Overall Conclusions: Did I Tell A Lie?
So, what are we to make of all this? Are Christians hate-filled hypocrites? And what about the status of my quote in light of all the data?
Let's start with the label hypocrite. I take this label to mean a disjoint between self-appraisal and behavior. Do we see that in the data Bradley presents? I think so. Recall, Evangelicals rated themselves the most "loving" of all the other religious groups. And yet, when we look at the ratings of actual behaviors and attitudes toward others, Evangelicals are no better, and often worse, than others. The word hypocrisy could be applied here.
What about being hate-filled? Well, hate is a pretty strong word. In social psychology it's a word to describe feelings toward out-group members (though each of us can hate particular people for a variety of reasons). So how to Evangelicals look when we examine their feelings toward out-group members? What we find is, in Bradley's own estimation, the most disappointing findings in the entire book. Compared to all the religious groups, including the irreligious, Evangelicals are more prone to hate when it comes to out-group members (e.g., Blacks, gays). Evangelicals are not, by any stretch of the imagination, hate-filled. But the seeds of hate are more deeply sown in the soil of the Evangelical heart than anywhere else.

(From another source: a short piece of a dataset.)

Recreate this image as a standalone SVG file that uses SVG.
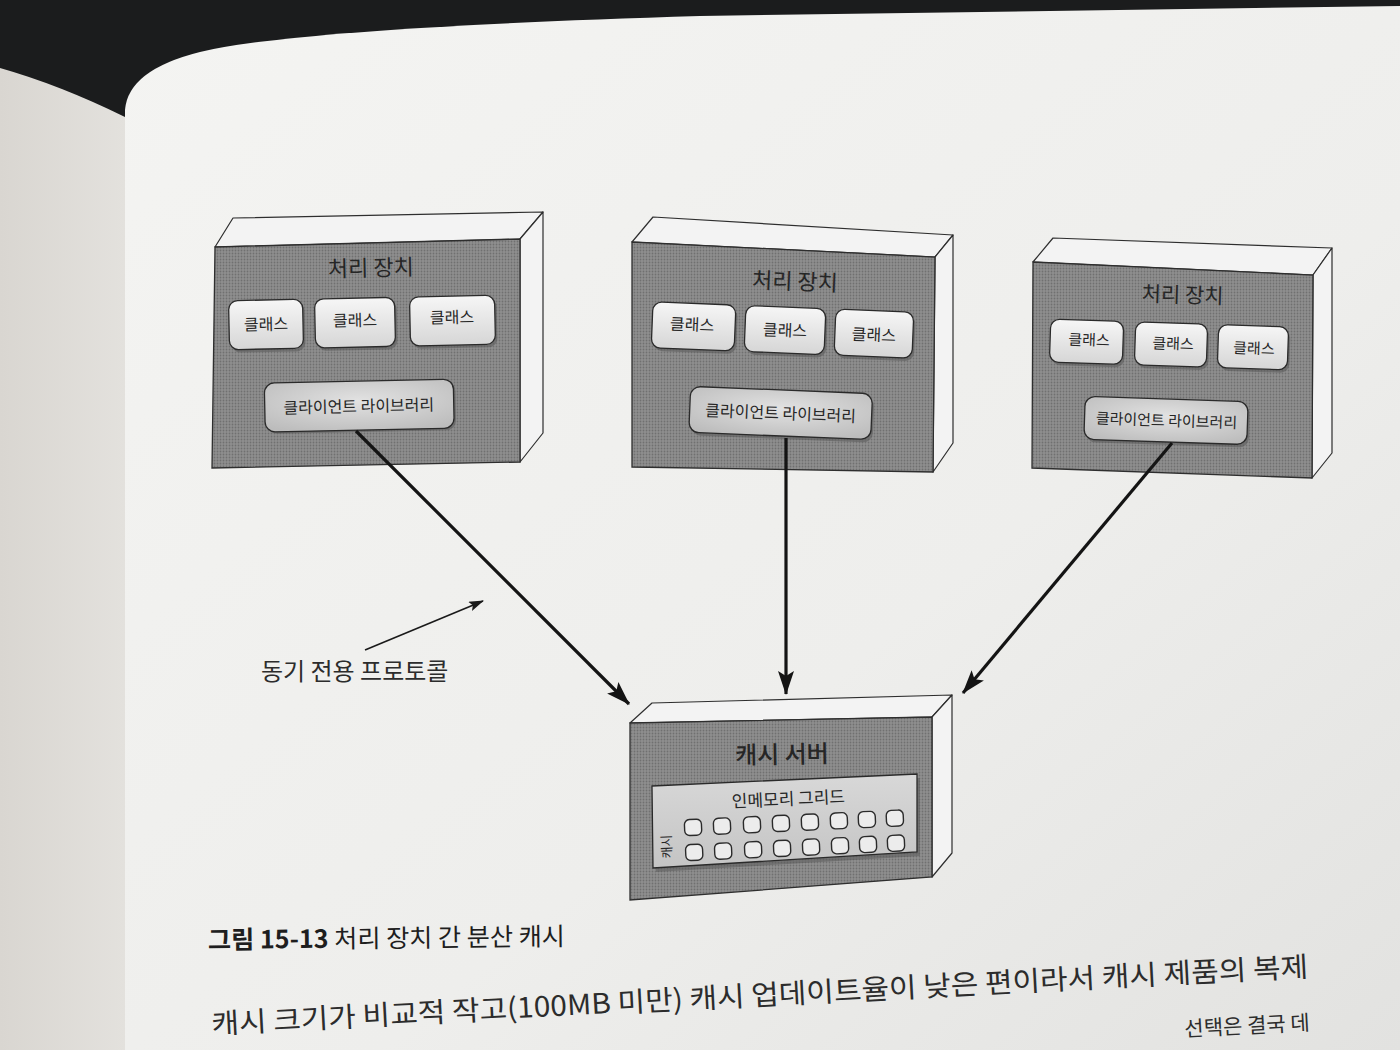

Let's now turn to my quote. Is "Christianity" a mechanism for allowing people to replace being a decent human being with an endorsed "spiritual" substitute? On one hand, as noted above, when we look at church attendance among Evangelicals we seem to find a salutary effect. People seem to be better for going to church. In this case, church attendance appears to be doing some moral good. And I'm pleased by that. It's one of the reasons I go to church. It helps me to be a better person (though I recognize that not everyone gets what I get out of it).

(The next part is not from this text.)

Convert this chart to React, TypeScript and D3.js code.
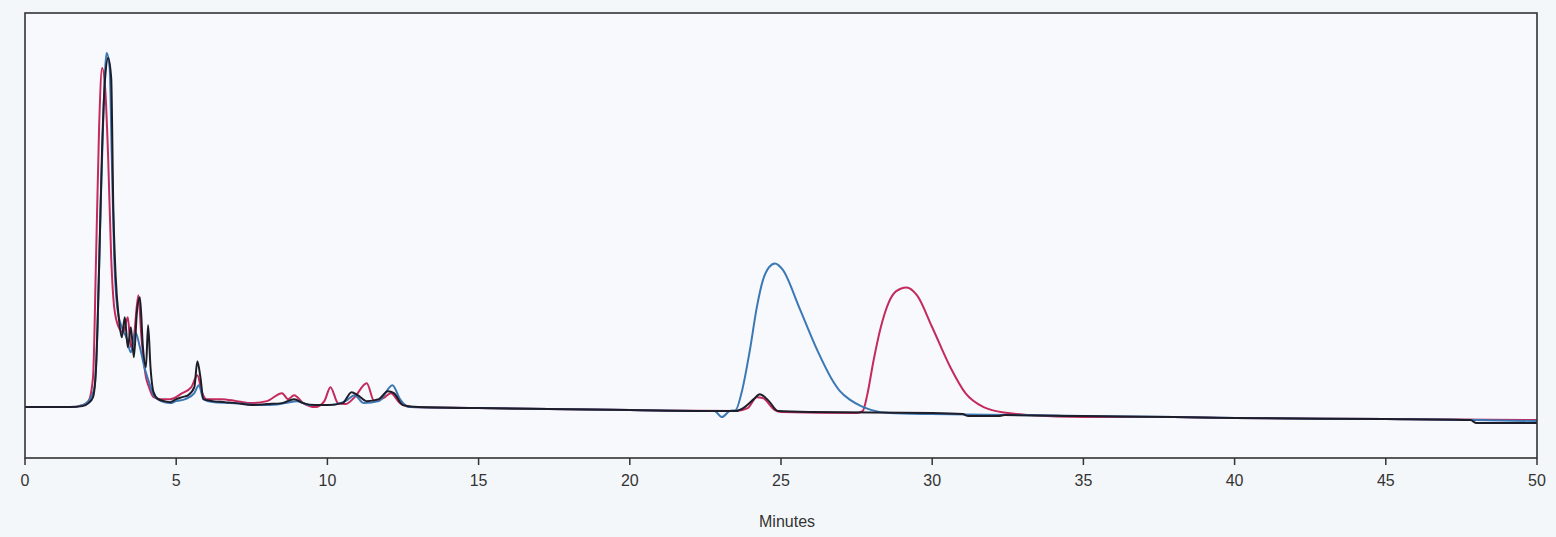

However, in the data analyses we don't ever get measures of commitment or devotion for the other comparison groups. To be direct about it, we only get follow-up analyses for the Evangelical group when their trend looks bad, to show, it seems to me, that not every Evangelical fits the mold. Which is a fine thing to point out. It's just that, as I noted above, we're not then comparing the best from each group.

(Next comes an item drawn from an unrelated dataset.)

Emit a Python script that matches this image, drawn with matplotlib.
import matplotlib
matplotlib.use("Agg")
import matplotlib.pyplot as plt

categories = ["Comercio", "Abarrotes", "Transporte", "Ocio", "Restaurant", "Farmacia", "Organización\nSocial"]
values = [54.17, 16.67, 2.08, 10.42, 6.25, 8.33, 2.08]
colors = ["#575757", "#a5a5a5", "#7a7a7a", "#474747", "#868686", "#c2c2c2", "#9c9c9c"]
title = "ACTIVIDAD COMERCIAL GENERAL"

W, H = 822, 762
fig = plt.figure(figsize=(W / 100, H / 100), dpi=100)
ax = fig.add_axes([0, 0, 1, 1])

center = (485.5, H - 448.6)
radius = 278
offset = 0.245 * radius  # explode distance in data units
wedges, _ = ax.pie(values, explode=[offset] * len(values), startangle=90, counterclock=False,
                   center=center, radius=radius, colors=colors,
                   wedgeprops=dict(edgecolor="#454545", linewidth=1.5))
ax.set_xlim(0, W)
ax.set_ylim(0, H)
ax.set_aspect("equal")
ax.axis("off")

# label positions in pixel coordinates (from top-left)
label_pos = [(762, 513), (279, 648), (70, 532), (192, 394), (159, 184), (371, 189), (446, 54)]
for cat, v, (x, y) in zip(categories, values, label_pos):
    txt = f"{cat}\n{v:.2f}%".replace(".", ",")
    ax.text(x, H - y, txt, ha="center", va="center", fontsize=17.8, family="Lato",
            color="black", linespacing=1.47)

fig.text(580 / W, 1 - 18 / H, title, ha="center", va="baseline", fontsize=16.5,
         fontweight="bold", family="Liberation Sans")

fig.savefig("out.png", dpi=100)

So if we stay with the overall group means we are left with the conclusion that Evangelicals aren't any better, and often worse, than others. And yet, they seem to feel pretty good about themselves, morally speaking. What can account for that disjoint? I think my hypothesis of "religiosity" creating an illusion of morality is a plausible explanation. (For more on the psychological dynamics of this "replacement" effect see my discussion of the Macbeth Effect in Unclean.)
All in all, then, I think I'll stick by my original analysis. I didn't see anything in Chapter 7 of Christians Are Hate-Filled Hypocrites...And Other Lies You've Been Told that would make me change my mind.
In fact, thanks to the book, it looks like I might have been telling the truth.